Dez por pessoa

Maithê Prampero
Revista Subjetiva
Published in
3 min readJul 9, 2020
Foto de cottonbro no Pexels

Sexta a noite, fim da semana dita útil, quando o fim de semana tantas vezes é mil vezes mais útil. Pelo menos para o que realmente importa. Vontade de pedir uns salgadinhos. Daqueles de festa. Bolinha de queijo, uns risoles (termo em português brasileiro é parte da cultura), um refrigerante para acompanhar. Quase pedi um bolo para cantar parabéns, porque os salgadinhos são símbolo dos aniversários. E aniversário tem bolo.

Pedi. Devia ser entre dezenove e vinte horas. Horário de começar “qualquer negocinho em casa”, para as pessoas íntimas. “Marque as sete e meia, porque vão chegar só as oito”. Sempre assim. Mas há os que chegam seis e meia. Ansiosos. E os que chegam nove e meia. Sem noção.

Fiz o pedido. Aguardei ansiosamente. Interfone tocou e fui buscar meu pedido. Abri a caixa com os salgadinhos, pronta para devorar e sentir todos os aniversários voltarem. Não voltaram. Senti apenas gosto de massa. E de queijo. Não senti aniversário ou comemoração. Só comi.

Depois de muito pensar percebi que não era vontade de salgadinhos. Era vontade de confraternizar. De juntar as pessoas amadas. E pensar no pedido: “a gente pede cem?”, “tem que calcular, são uns dez para cada, mas tem quem coma mais e quem coma menos”, “Acho que cem dá então”. Falta de escolher uma playlist e ouvir gente falando: “depois vai tocar a minha” ou “adoro essa música”. Saudade é o nome.

E não adianta massa de mandioca. Não contempla a saudade. Era e é saudade de conversar, rir, discordar, concordar. De falar: “eu não aguento mais comer, mas pegarei mais uma bolinha de queijo”. E de esperar o bolo. O parabéns.

De virar o celular e falar: “olha todo mundo para cá”. E perceber que meu braço é o mais curto. “Outra pessoa vai ter que tirar”. Esse negócio de selfie é difícil as vezes. E esse outro saudade é mais ainda.

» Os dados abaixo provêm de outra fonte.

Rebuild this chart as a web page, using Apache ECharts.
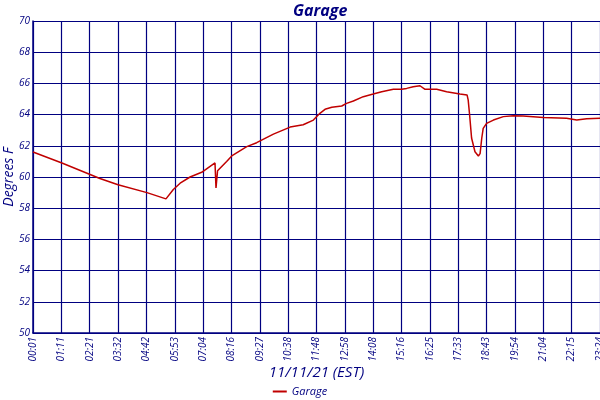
<!DOCTYPE html>
<html lang="en">
  <head>
    <meta charset="UTF-8" />
    <title>Garage</title>
    <script src="https://cdn.jsdelivr.net/npm/echarts@6/dist/echarts.min.js"></script>
    <style>
      body {
        margin: 0;
        padding: 0;
        background: #fff;
      }

      #main {
        width: 600px;
        height: 400px;
      }
    </style>
  </head>

  <body>
    <div id="main"></div>
    <script>
      // tick labels along the time axis (one per grid column)
      const timeLabels = [
        "00:01", "01:11", "02:21", "03:32", "04:42", "05:53", "07:04",
        "08:16", "09:27", "10:38", "11:48", "12:58", "14:08", "15:16",
        "16:25", "17:33", "18:43", "19:54", "21:04", "22:15", "23:24",
      ];
      // position of each reading, in tick steps from 00:01
      const tickPos = [
        0, 1.02, 2.36, 3.0, 4.02, 4.69, 4.95, 5.19, 5.54, 5.95, 6.42, 6.455,
        6.51, 6.83, 7.01, 7.54, 7.89, 8.48, 9.07, 9.53, 9.89, 10.12, 10.3,
        10.54, 10.89, 11.06, 11.3, 11.65, 12.0, 12.3, 12.71, 13.0, 13.18,
        13.41, 13.65, 13.83, 14.24, 14.59, 15.06, 15.31, 15.35, 15.4, 15.47,
        15.59, 15.71, 15.77, 15.83, 15.88, 16.0, 16.24, 16.59, 16.94, 17.29,
        18.0, 18.82, 19.18, 19.53, 20.0,
      ];
      // garage temperature, degrees F
      const garageTemp = [
        61.6, 60.9, 59.9, 59.5, 59.0, 58.6, 59.2, 59.6, 60.0, 60.3, 60.9, 59.3,
        60.4, 61.0, 61.35, 61.95, 62.2, 62.75, 63.2, 63.35, 63.65, 64.08, 64.34,
        64.47, 64.55, 64.72, 64.87, 65.15, 65.32, 65.47, 65.62, 65.62, 65.68,
        65.79, 65.85, 65.62, 65.62, 65.47, 65.32, 65.26, 64.94, 64.0, 62.5,
        61.62, 61.35, 61.5, 62.5, 63.12, 63.44, 63.65, 63.87, 63.93, 63.91,
        63.82, 63.76, 63.65, 63.74, 63.76,
      ];

      const navy = "#000080";
      const font = "Open Sans";
      const chart = echarts.init(document.getElementById("main"));

      chart.setOption({
        backgroundColor: "#fff",
        animation: false,
        title: {
          text: "Garage",
          left: 288,
          top: -2,
          textStyle: {
            color: navy,
            fontFamily: font,
            fontStyle: "italic",
            fontWeight: "bold",
            fontSize: 16,
          },
        },
        grid: {
          left: 33,
          right: 0,
          top: 21,
          bottom: 67,
          containLabel: false,
          outerBoundsMode: "none",
        },
        legend: {
          bottom: -2,
          left: "center",
          itemWidth: 14,
          itemGap: 4,
          icon: "path://M0,0H14V2H0Z",
          textStyle: {
            color: navy,
            fontFamily: font,
            fontStyle: "italic",
            fontSize: 11,
          },
        },
        xAxis: {
          type: "value",
          min: 0,
          max: 20,
          interval: 1,
          name: "11/11/21 (EST)",
          nameLocation: "middle",
          nameGap: 32,
          nameMoveOverlap: false,
          nameTextStyle: {
            color: navy,
            fontFamily: font,
            fontStyle: "italic",
            fontSize: 15,
          },
          axisLine: { lineStyle: { color: navy, width: 1.5 } },
          axisTick: { show: false },
          splitLine: { lineStyle: { color: navy, width: 1.2 } },
          axisLabel: {
            rotate: 90,
            color: navy,
            fontFamily: font,
            fontStyle: "italic",
            fontSize: 10,
            margin: 4,
            showMaxLabel: true,
            formatter: (v) => timeLabels[Math.round(v)],
          },
        },
        yAxis: {
          type: "value",
          min: 50,
          max: 70,
          interval: 2,
          name: "Degrees F",
          nameLocation: "middle",
          nameGap: 17,
          nameMoveOverlap: false,
          nameTextStyle: {
            color: navy,
            fontFamily: font,
            fontStyle: "italic",
            fontSize: 14,
          },
          axisLine: { show: true, lineStyle: { color: navy, width: 1.5 } },
          axisTick: { show: false },
          splitLine: { lineStyle: { color: navy, width: 1.2 } },
          axisLabel: {
            color: navy,
            fontFamily: font,
            fontStyle: "italic",
            fontSize: 10,
            margin: 3,
          },
        },
        series: [
          {
            name: "Garage",
            type: "line",
            showSymbol: false,
            color: "#c00000",
            lineStyle: { color: "#c00000", width: 1.5 },
            data: tickPos.map((p, i) => [p, garageTemp[i]]),
          },
        ],
      });
    </script>
  </body>
</html>
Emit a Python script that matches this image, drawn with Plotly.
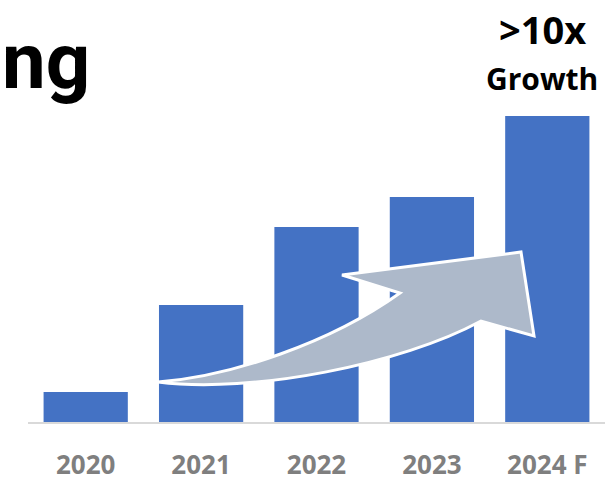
import plotly.graph_objects as go

years = ["2020", "2021", "2022", "2023", "2024 F"]
values = [1.0, 3.9, 6.5, 7.5, 10.2]
headline_fragment = "ng"
growth_big = ">10x"
growth_small = "Growth"

W, H = 616, 483
ML, MR, MT, MB = 28, 11, 0, 61
PW, PH = W - ML - MR, H - MT - MB


def px(x, y):
    """pixel -> paper coords for decorations"""
    return (x - ML) / PW, (H - MB - y) / PH


def pt(x, y):
    a, b = px(x, y)
    return f"{a:.5f},{b:.5f}"


fig = go.Figure()
fig.add_trace(go.Bar(
    x=years, y=values,
    marker=dict(color="#4472C4", line=dict(width=0)),
    width=0.73,
    hoverinfo="skip",
))

arrow_path = (
    f"M {pt(158,382)} "
    f"C {pt(232,376)} {pt(330,343)} {pt(400,293)} "
    f"L {pt(342,275)} L {pt(521,252)} L {pt(534,336)} L {pt(481,321)} "
    f"C {pt(402,364)} {pt(252,394)} {pt(158,382)} Z"
)
fig.add_shape(type="path", path=arrow_path, xref="paper", yref="paper",
              fillcolor="#ADB9CA", line=dict(color="white", width=3), layer="above")

ax, ay = px(92, 62)
fig.add_annotation(text=f"<b>{headline_fragment}</b>", x=ax, y=ay, xref="paper", yref="paper",
                   xanchor="right", yanchor="middle", showarrow=False,
                   font=dict(family="Roboto", size=78, color="#000000"))
bx, by = px(542, 29)
fig.add_annotation(text=f"<b>{growth_big}</b>", x=bx, y=by, xref="paper", yref="paper",
                   xanchor="center", yanchor="middle", showarrow=False,
                   font=dict(family="Open Sans", size=38, color="#000000"))
cx, cy = px(542, 78)
fig.add_annotation(text=f"<b>{growth_small}</b>", x=cx, y=cy, xref="paper", yref="paper",
                   xanchor="center", yanchor="middle", showarrow=False,
                   font=dict(family="Open Sans", size=30, color="#000000"))

fig.update_layout(
    width=W, height=H,
    margin=dict(l=ML, r=MR, t=MT, b=MB, pad=0),
    paper_bgcolor="white", plot_bgcolor="white",
    showlegend=False,
    bargap=0.27,
    xaxis=dict(
        type="category",
        showline=True, linecolor="#D9D9D9", linewidth=2,
        showgrid=False, zeroline=False, ticks="",
        ticklabelstandoff=19,
        tickfont=dict(family="Open Sans", size=26, color="#7F7F7F", weight="bold"),
        fixedrange=True,
    ),
    yaxis=dict(
        range=[0, PH / 30.0],
        visible=False, showgrid=False, zeroline=False, fixedrange=True,
    ),
)

fig.write_html("out.html")
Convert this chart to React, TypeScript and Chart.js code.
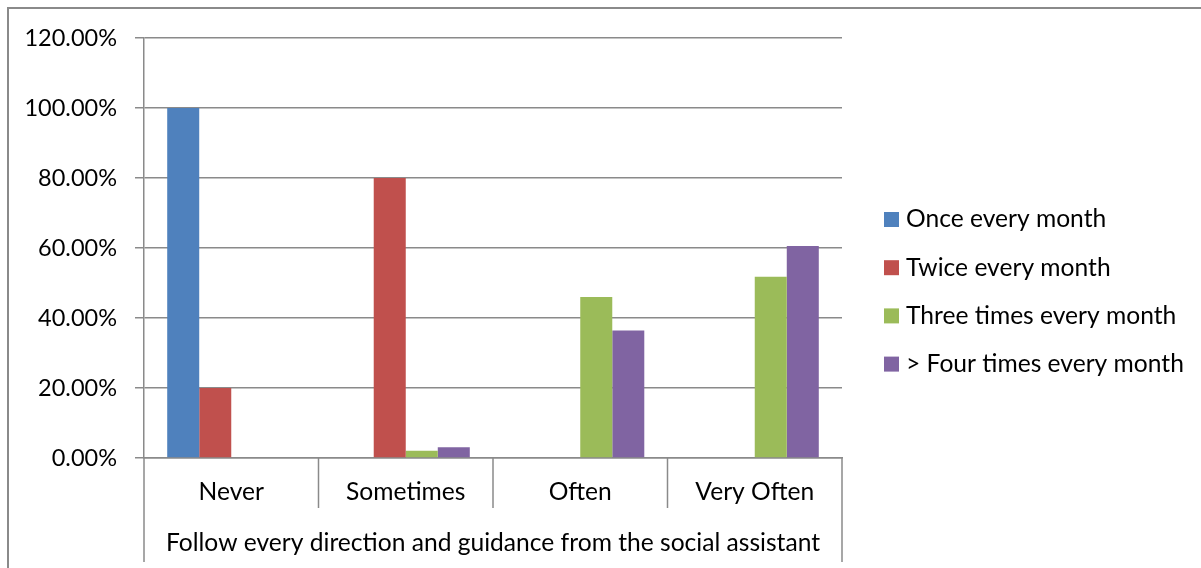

“Não corta o bolo, quero fotografar”.

Com quem será? Rá tim bum. Rosto vermelho, falaram justo daquela pessoa no com quem será. Mas agora preciso pensar no primeiro pedaço. Importante que seja para alguém especial. Todos que estão aqui são especiais. Ferrou. Vai para ela. Não tem erro. Te amo!

Os salgadinhos estavam bons, mas não com o que gosto que eu esperava. Esperava matar saudade com eles, mas saudade se mata com presença. Com afeto. Com abraço.

Da próxima vez eu vou tentar encher bexigas e colocar um parabéns de papel na parede. E, claro, estar com quem amo. Talvez o gosto seja o mesmo. O gosto do agora nunca é o do antes. Nostalgia o nome.

Se a quarentena não deixar, vou pedir salgadinhos e ligar para alguém que amo, presença se sente de muitas formas. E com certeza não esquecerei do bolo. Verei uma série ou ligarei na novela. Vou colocar minha playlist. E viver a minha saudade, a nostalgia. A falta.

E quando for possível visitar e juntar as pessoas, já sei qual prato vou sugerir. Com aquela playlist. Talvez cem ou cento e vinte. Calcule dez por pessoa.

E o com quem será? Hoje serei eu e eu. Amanhã não sei.

P.S.: calcular dez salgadinhos por pessoa costuma dar certo, mas sempre peça uns a mais. Também dá certo.